Ano Saramago. “História do Cerco de Lisboa”: o maior romance

por Maria Pinto,    18 Julho, 2022
Ano Saramago. “História do Cerco de Lisboa”: o maior romance
Capa do livro “História do Cerco de Lisboa”, de José Saramago:

Este artigo faz parte da iniciativa Ano Saramago, no âmbito da celebração dos 100 anos do Nobel português José Saramago. Ao longo de 2022, e até Novembro, mês em que o escritor faria o seu 100.º aniversário, a Comunidade Cultura e Arte lançará um total de 11 artigos, um por cada mês, sobre 17 livros do escritor.

Não será a história um grande romance escrito a várias mãos? E se o é, poderemos duvidar que está bem escrito?

José Saramago decide, em 1989, escrever “História do Cerco de Lisboa”, estória essa que irá acompanhar a vida do revisor Raimundo Benvindo Silva que, ao trabalhar num livro sobre o Cerco de Lisboa de 1147, decide colocar um “não” numa das frases, alterando dessa forma a decisão dos Cruzados em apoiar os portugueses. É com esse acréscimo aparentemente tão pequeno, pois a palavra “não” seria mais um erro no conjunto de discrepâncias que Raimundo estava a descobrir na revisão do livro, que a vida deste revisor irá mudar drasticamente ao conhecer a sua supervisora Maria Sara, que propõe a continuação da escrita do Cerco de Lisboa, partindo da hipótese que a colocação da palavra “não” lançou.

O livro começa com a epígrafe: “Enquanto não alcançares a verdade, não poderás corrigi-la. Porém, se a não corrigires, não a alcançarás. Entretanto, não te resignes”, assinalando, logo abaixo, a sua proveniência: Livro dos Conselhos. Embora abra um mote que irá ser pertinente durante toda a estória, esta epígrafe esconde uma ambiguidade interessante, pois pode já ser uma mentira: o Livro dos Conselhos é algo fictício criado por Saramago, que mais tarde irá juntar-se ao Livro das Evidências (em “Todos os Nomes”), Livro dos Contrários (em “O Homem Duplicado”), Livro das Previsões (em “As Intermitências da Morte”), entre outros.

É interessante esse início, pois “História do Cerco de Lisboa”, um romance que contém vários romances dentro dele, parece afirmar que a história, tal como a conhecemos, é também um romance entre os outros, “(…) com uma continuada dúvida, com um afirmar reticente, sobretudo a inquietação de saber que nada é verdade e ser preciso fingir que o é.” “Pensarmos nós que nunca viremos a saber que palavras disse realmente D. Afonso Henriques aos cruzados, ao menos bons dias, e que mais (…)”. Raimundo, que não se resigna até encontrar a verdade, repara em vários erros cronológicos e de exatidão histórica durante a revisão, atrasando a entrega do livro, o que leva a editora a pressioná-lo, independentemente da qualidade. Recusando-se a rever o texto entregue pelo revisor, pois já basta de atrasos, é interessante repararmos que o que leva à colocação de uma errata na futura edição do livro sobre o cerco de Lisboa não são as discrepâncias nele contidas, mas sim a simples palavra “não”, nesse ato de rebeldia de Raimundo.  

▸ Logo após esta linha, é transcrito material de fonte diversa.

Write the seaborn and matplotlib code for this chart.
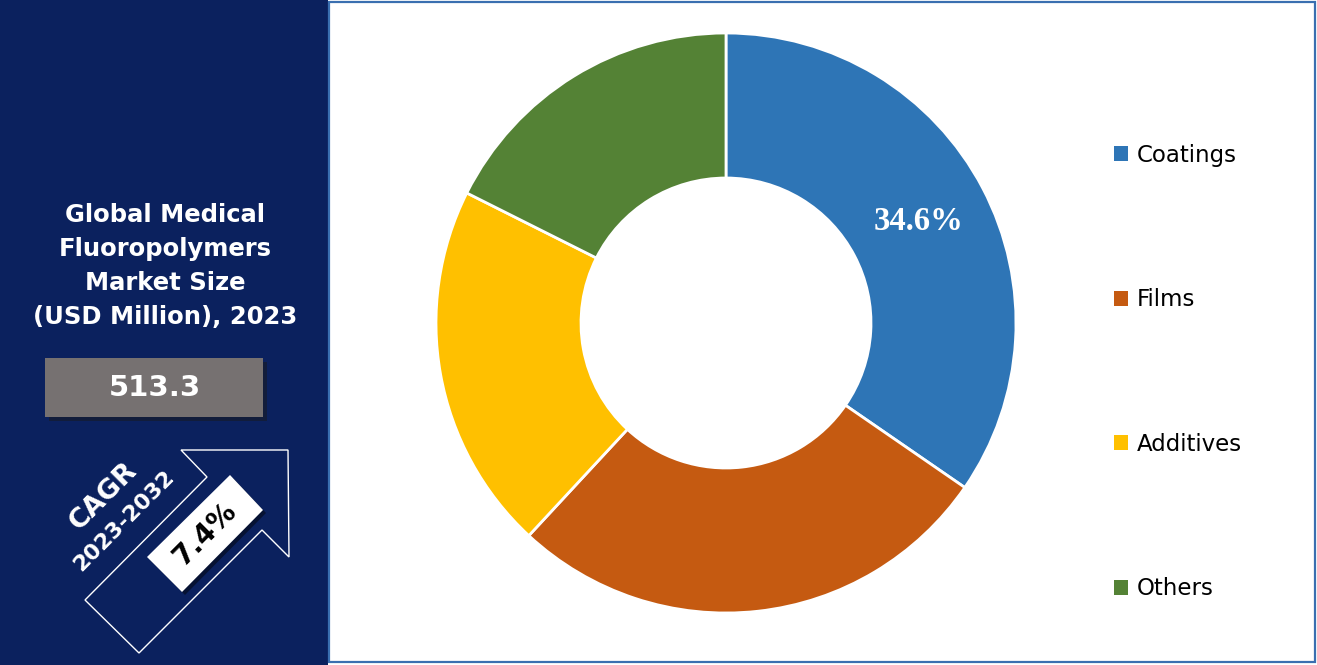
import matplotlib
matplotlib.use("Agg")
import matplotlib.pyplot as plt
import seaborn as sns
import numpy as np
from matplotlib.patches import Rectangle, Polygon

# data
segments = ["Coatings", "Films", "Additives", "Others"]
shares = [34.6, 27.3, 20.5, 17.6]
seg_colors = ["#2E75B6", "#C55A11", "#FFC000", "#548235"]
market_size = "513.3"
cagr = "7.4%"
title_lines = "Global Medical\nFluoropolymers\nMarket Size\n(USD Million), 2023"

W, H = 1317, 665
NAVY = "#0b215e"

sns.set_theme(style="white")
plt.rcParams["font.family"] = ["DejaVu Sans"]

fig = plt.figure(figsize=(W / 100, H / 100), dpi=100)
fig.patch.set_facecolor("white")


def fx(x):
    return x / W


def fy(y):
    return 1 - y / H


# left panel
fig.patches.append(Rectangle((0, 0), fx(328), 1, transform=fig.transFigure,
                             facecolor=NAVY, edgecolor="none", zorder=0))
# right panel border
fig.patches.append(Rectangle((fx(329), fy(662)), fx(1315) - fx(329), fy(2) - fy(662),
                             transform=fig.transFigure, facecolor="none",
                             edgecolor="#3A6FB0", linewidth=1.6, zorder=1))

fig.text(fx(165), fy(266), title_lines, ha="center", va="center", color="white",
         fontsize=17.5, fontweight="bold", linespacing=1.53)

# value box with shadow
fig.patches.append(Rectangle((fx(49), fy(421)), fx(263) - fx(45), fy(358) - fy(417),
                             transform=fig.transFigure, facecolor="#1a1a1a", alpha=0.5,
                             edgecolor="none", zorder=2))
fig.patches.append(Rectangle((fx(45), fy(417)), fx(263) - fx(45), fy(358) - fy(417),
                             transform=fig.transFigure, facecolor="#767171",
                             edgecolor="none", zorder=3))
fig.text(fx(155), fy(388), market_size, ha="center", va="center", color="white",
         fontsize=21, fontweight="bold", zorder=4)

# CAGR arrow outline
arrow_px = [(85, 600), (139, 653), (262, 530), (289, 557), (288, 450),
            (181, 450), (207, 477)]
arrow_pts = [(fx(x), fy(y)) for x, y in arrow_px]
fig.patches.append(Polygon(arrow_pts, closed=True, transform=fig.transFigure,
                           facecolor="none", edgecolor="white", linewidth=1.0, zorder=3))

# rotated white badge
box_px = [(147, 557), (230, 475), (263, 510), (182, 592)]
shadow_px = [(x + 3, y + 3) for x, y in box_px]
fig.patches.append(Polygon([(fx(x), fy(y)) for x, y in shadow_px], closed=True,
                           transform=fig.transFigure, facecolor="#000000", alpha=0.45,
                           edgecolor="none", zorder=3))
fig.patches.append(Polygon([(fx(x), fy(y)) for x, y in box_px], closed=True,
                           transform=fig.transFigure, facecolor="white",
                           edgecolor="none", zorder=4))
fig.text(fx(205), fy(534), cagr, ha="center", va="center", color="black",
         fontsize=20, fontweight="bold", rotation=45, rotation_mode="anchor", zorder=5)
fig.text(fx(103), fy(496), "CAGR", ha="center", va="center", color="white",
         fontsize=19.5, fontweight="bold", rotation=45, rotation_mode="anchor", zorder=5)
fig.text(fx(124), fy(521), "2023-2032", ha="center", va="center", color="white",
         fontsize=16, fontweight="bold", rotation=45, rotation_mode="anchor", zorder=5)

# donut
cx, cy, half = 726, 323, 300
ax = fig.add_axes([fx(cx - half), fy(cy + half), 2 * half / W, 2 * half / H])
lim = half / 290
wedges, _ = ax.pie(shares, colors=seg_colors, startangle=90, counterclock=False,
                   radius=1.0, wedgeprops=dict(width=0.5, edgecolor="white", linewidth=2))
ax.set_xlim(-lim, lim)
ax.set_ylim(-lim, lim)
ax.set_aspect("equal")
ax.axis("off")

w0 = wedges[0]
mid = np.deg2rad((w0.theta1 + w0.theta2) / 2)
ax.text(0.75 * np.cos(mid), 0.75 * np.sin(mid), f"{shares[0]}%", ha="center", va="center",
        color="white", fontsize=23.5, fontweight="bold", family=["Liberation Serif"])

leg = fig.legend(wedges, segments, loc="center left",
                 bbox_to_anchor=(fx(1093), fy(372)), frameon=False,
                 fontsize=16.5, handlelength=0.62, handleheight=0.62,
                 labelspacing=5.3, handletextpad=0.38)
for t in leg.get_texts():
    t.set_color("black")
for h in leg.legend_handles:
    h.set_edgecolor("none")

fig.savefig("out.png", dpi=100, facecolor="white")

É com este início conturbado que Raimundo abre a discussão sobre o que significa ser escritor, mantendo alguns paralelismos com “Manual de Pintura e Caligrafia”, nomeadamente com a chegada de Maria Sara (tal como “H” começa a mudar a sua perspetiva com a chegada de “M”). Podemos até questionar-nos se Saramago não estará a brincar com os leitores, mantendo a mesma letra inicial no nome destas duas mulheres tão idênticas, e adivinhando Raimundo, antes de o saber, que o nome de Maria Sara começaria por “M”: “(…) adormeceu na letra M, com o dedo sobre o nome de Maria, sem dúvida de mulher, mas a-dias, como sabemos, o que não exclui a hipótese de uma coincidência, num mundo onde elas são tão fáceis”.

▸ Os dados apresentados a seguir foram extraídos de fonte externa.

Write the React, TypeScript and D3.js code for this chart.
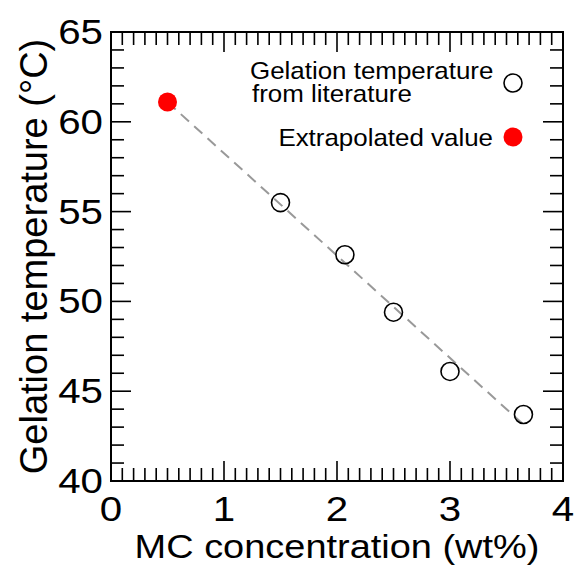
import * as d3 from 'd3';

// literature gelation temperatures
const mcConc = [1.5, 2.07, 2.5, 3.0, 3.65];
const gelTemp = [55.5, 52.6, 49.4, 46.1, 43.7];

// extrapolated point
const extrapConc = [0.5];
const extrapTemp = [61.1];

// linear fit drawn as dashed line
const fitConc = [0.5, 3.64];
const fitTemp = [61.1, 43.2];

const xTicks = [0, 1, 2, 3, 4];
const yTicks = [40, 45, 50, 55, 60, 65];

const FONT = '"Liberation Sans", Arial, Helvetica, sans-serif';
// the original figure is a bit wider than tall, text looks stretched
const SX = 1.15;

function Txt({ x, y, sx = SX, size, anchor = 'start', children }: any) {
  return (
    <text
      transform={`translate(${x},${y}) scale(${sx},1)`}
      textAnchor={anchor}
      fontSize={size}
    >
      {children}
    </text>
  );
}

export default function App() {
  const width = 575;
  const height = 566;
  const margin = { top: 32, right: 12, bottom: 85, left: 111 };
  const innerW = width - margin.left - margin.right;
  const innerH = height - margin.top - margin.bottom;

  const x = d3.scaleLinear().domain([0, 4]).range([0, innerW]);
  const y = d3.scaleLinear().domain([40, 65]).range([innerH, 0]);

  const minorX = d3.range(0, 40.5, 1).map((d) => d / 10);
  const minorY = d3.range(40, 65.5, 1);

  const line = d3
    .line<number>()
    .x((_, i) => x(fitConc[i]))
    .y((d) => y(d));

  const isMajorX = (v: number) => Math.abs(v - Math.round(v)) < 1e-6;
  const isMajorY = (v: number) => v % 5 === 0;

  return (
    <svg
      width={width}
      height={height}
      style={{ position: 'absolute', left: 0, top: 0, background: '#fff' }}
      fontFamily={FONT}
    >
      <g transform={`translate(${margin.left},${margin.top})`}>
        {/* ticks, inward on all sides */}
        <g stroke="#000" strokeWidth={1.6}>
          {minorX.map((v) => {
            const len = isMajorX(v) ? 20 : 13;
            return (
              <g key={`x${v}`}>
                <line x1={x(v)} x2={x(v)} y1={innerH} y2={innerH - len} />
                <line x1={x(v)} x2={x(v)} y1={0} y2={len} />
              </g>
            );
          })}
          {minorY.map((v) => {
            const len = isMajorY(v) ? 20 : 13;
            return (
              <g key={`y${v}`}>
                <line x1={0} x2={len} y1={y(v)} y2={y(v)} />
                <line x1={innerW} x2={innerW - len} y1={y(v)} y2={y(v)} />
              </g>
            );
          })}
        </g>
        <rect width={innerW} height={innerH} fill="none" stroke="#000" strokeWidth={2} />

        {/* tick labels */}
        {xTicks.map((v) => (
          <Txt key={`xl${v}`} x={x(v)} y={innerH + 40} anchor="middle" size={35}>
            {v}
          </Txt>
        ))}
        {yTicks.map((v) => (
          <Txt key={`yl${v}`} x={-8} y={y(v) + 12} anchor="end" size={35}>
            {v}
          </Txt>
        ))}

        {/* fit line */}
        <path
          d={line(fitTemp) || ''}
          fill="none"
          stroke="#999"
          strokeWidth={2}
          strokeDasharray="11,7"
        />

        {/* literature points */}
        {mcConc.map((c, i) => (
          <circle
            key={`p${i}`}
            cx={x(c)}
            cy={y(gelTemp[i])}
            r={9}
            fill="none"
            stroke="#000"
            strokeWidth={1.6}
          />
        ))}

        {/* extrapolated */}
        {extrapConc.map((c, i) => (
          <circle key={`e${i}`} cx={x(c)} cy={y(extrapTemp[i])} r={9.5} fill="#f00" />
        ))}

        {/* legend */}
        <Txt x={139} y={47} size={24} sx={1.08}>Gelation temperature</Txt>
        <Txt x={141} y={70} size={24} sx={1.08}>from literature</Txt>
        <circle cx={402} cy={51} r={9} fill="none" stroke="#000" strokeWidth={1.6} />
        <Txt x={382} y={114} size={24} sx={1.08} anchor="end">Extrapolated value</Txt>
        <circle cx={402} cy={105} r={9.5} fill="#f00" />

        {/* x axis title */}
        <Txt x={innerW / 2} y={innerH + 77} anchor="middle" size={33}>
          MC concentration (wt%)
        </Txt>
      </g>
      <text
        transform={`translate(47,${margin.top + innerH / 2}) rotate(-90)`}
        textAnchor="middle"
        fontSize={38}
      >
        Gelation temperature (°C)
      </text>
    </svg>
  );
}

Se as estórias são escritas para preservar um passado, e se a História é isso mesmo, deparamo-nos com duas formas de escrita aparentemente tão diferentes mas que, subtilmente, conversam entre si de formas tão idênticas. O que está escrito já foi. Não podemos mudar o rumo das personagens. Não podemos mudar a História. Podemos, no entanto, questionar, sabendo que a busca pela verdade é um trabalho sem fim.